Instructions to follow
Collect all lines containing the word "script" from the data.

Data lines
__________________________________________________
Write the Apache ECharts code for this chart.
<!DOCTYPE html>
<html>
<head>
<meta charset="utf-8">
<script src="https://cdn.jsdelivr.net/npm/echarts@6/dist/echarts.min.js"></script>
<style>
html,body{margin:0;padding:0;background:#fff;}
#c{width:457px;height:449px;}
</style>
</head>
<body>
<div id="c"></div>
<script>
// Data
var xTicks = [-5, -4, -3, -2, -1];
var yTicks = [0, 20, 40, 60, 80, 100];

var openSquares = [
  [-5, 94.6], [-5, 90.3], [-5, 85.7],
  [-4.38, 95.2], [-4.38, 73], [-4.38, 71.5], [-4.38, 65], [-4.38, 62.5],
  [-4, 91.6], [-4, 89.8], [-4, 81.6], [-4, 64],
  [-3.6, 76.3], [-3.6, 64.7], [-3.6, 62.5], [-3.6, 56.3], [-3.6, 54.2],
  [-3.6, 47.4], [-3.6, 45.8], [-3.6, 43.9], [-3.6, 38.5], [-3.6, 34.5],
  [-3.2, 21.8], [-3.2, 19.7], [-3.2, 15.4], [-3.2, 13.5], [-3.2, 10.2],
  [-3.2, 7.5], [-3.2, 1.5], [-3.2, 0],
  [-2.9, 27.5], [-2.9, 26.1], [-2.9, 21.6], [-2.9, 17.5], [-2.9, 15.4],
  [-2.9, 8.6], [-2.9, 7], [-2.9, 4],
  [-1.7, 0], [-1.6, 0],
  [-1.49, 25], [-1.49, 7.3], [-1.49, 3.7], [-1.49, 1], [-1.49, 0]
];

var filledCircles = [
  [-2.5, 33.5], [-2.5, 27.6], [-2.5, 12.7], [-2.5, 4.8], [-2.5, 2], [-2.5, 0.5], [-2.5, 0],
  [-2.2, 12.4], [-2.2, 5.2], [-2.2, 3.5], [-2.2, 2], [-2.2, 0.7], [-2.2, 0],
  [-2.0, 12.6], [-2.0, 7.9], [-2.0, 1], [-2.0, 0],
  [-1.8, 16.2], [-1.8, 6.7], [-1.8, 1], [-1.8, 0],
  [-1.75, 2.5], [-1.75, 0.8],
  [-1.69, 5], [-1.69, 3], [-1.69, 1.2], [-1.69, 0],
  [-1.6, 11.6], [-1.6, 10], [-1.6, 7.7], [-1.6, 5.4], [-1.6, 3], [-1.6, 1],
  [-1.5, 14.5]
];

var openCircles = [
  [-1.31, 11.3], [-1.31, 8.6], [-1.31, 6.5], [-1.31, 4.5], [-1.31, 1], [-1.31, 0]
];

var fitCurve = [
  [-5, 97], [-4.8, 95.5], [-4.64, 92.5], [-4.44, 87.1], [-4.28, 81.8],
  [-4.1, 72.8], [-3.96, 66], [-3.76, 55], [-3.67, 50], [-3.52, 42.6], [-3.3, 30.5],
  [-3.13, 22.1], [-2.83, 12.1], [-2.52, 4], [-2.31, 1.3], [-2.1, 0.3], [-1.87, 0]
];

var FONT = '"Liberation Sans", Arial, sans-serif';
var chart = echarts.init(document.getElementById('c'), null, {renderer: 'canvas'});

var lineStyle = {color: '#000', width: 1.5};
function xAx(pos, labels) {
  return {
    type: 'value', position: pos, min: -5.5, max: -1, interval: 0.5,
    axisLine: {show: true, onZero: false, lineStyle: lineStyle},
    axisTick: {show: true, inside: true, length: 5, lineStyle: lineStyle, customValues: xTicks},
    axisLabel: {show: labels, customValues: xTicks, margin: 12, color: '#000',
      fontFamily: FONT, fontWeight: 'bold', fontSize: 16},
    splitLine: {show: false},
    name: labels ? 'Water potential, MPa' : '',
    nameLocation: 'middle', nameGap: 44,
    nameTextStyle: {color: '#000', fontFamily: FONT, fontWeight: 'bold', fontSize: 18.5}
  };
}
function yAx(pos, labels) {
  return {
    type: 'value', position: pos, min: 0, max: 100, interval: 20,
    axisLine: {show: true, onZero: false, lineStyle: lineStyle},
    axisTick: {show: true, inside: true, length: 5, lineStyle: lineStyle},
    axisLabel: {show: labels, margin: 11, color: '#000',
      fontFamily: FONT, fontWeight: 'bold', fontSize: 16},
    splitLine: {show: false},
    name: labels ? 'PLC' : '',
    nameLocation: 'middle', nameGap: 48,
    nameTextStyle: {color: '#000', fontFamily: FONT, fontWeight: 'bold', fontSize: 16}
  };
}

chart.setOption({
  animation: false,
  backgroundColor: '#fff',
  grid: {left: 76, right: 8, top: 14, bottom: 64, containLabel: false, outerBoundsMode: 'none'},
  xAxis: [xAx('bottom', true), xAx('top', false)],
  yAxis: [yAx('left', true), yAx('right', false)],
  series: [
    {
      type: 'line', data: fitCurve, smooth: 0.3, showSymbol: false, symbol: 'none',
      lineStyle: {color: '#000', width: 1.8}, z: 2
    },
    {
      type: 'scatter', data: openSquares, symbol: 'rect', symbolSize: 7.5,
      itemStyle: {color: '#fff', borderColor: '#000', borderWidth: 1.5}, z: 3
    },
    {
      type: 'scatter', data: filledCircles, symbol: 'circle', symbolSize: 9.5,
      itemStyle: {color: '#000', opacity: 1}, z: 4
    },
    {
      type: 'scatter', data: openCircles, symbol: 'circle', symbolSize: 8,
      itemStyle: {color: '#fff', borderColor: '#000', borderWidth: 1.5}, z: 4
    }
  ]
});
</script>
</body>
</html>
__________________________________________________
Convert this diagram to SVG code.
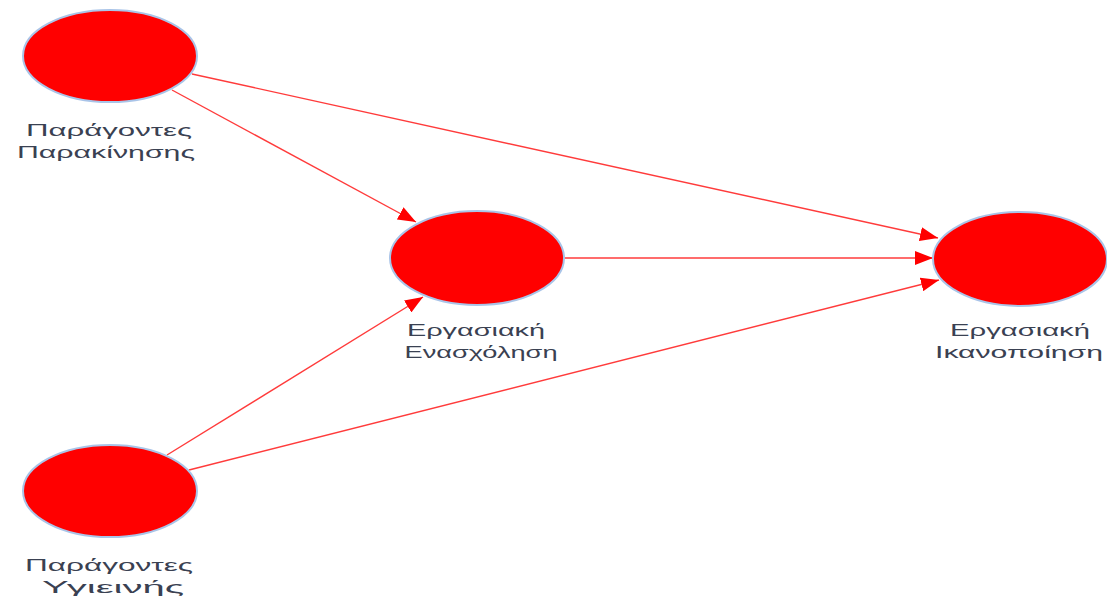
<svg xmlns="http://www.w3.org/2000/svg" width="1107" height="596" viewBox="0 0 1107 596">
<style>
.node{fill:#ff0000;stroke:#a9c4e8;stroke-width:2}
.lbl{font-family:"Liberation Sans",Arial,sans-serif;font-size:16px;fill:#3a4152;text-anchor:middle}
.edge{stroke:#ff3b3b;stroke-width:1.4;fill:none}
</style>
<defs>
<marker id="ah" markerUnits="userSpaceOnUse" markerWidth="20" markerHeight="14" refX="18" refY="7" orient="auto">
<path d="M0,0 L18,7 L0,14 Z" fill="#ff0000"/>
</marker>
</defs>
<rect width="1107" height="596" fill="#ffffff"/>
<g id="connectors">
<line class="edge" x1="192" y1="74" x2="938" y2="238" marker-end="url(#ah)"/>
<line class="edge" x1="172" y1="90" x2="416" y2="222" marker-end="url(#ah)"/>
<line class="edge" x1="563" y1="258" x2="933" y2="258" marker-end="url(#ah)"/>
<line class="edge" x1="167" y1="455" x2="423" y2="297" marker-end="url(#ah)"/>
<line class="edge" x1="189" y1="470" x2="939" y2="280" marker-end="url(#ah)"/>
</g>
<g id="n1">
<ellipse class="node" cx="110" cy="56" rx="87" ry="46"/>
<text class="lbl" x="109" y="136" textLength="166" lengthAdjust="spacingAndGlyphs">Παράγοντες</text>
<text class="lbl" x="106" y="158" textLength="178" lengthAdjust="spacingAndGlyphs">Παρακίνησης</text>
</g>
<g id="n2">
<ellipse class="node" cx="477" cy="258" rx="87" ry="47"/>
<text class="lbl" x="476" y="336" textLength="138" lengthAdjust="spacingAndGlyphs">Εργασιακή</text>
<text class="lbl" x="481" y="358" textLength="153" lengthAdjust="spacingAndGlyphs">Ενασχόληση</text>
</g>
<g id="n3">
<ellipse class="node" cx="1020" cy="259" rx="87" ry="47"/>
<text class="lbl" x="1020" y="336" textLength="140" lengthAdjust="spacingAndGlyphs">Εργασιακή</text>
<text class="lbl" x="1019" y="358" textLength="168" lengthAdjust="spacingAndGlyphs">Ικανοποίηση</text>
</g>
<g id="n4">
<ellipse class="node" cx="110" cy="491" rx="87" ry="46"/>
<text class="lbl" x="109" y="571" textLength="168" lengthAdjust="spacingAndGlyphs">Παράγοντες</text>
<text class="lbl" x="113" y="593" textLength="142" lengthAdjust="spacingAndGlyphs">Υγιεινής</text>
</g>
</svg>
__________________________________________________
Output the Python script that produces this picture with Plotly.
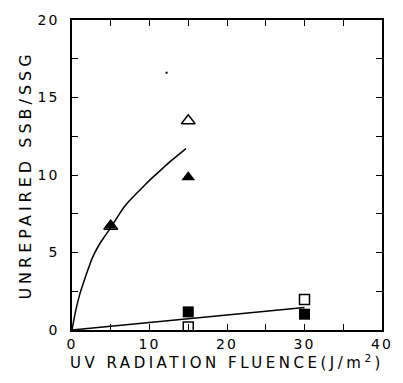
__________________________________________________
Solution to this problem
<script src="https://cdn.jsdelivr.net/npm/echarts@6/dist/echarts.min.js"></script>
<script>
</script>
Output the Python script that produces this picture with Plotly.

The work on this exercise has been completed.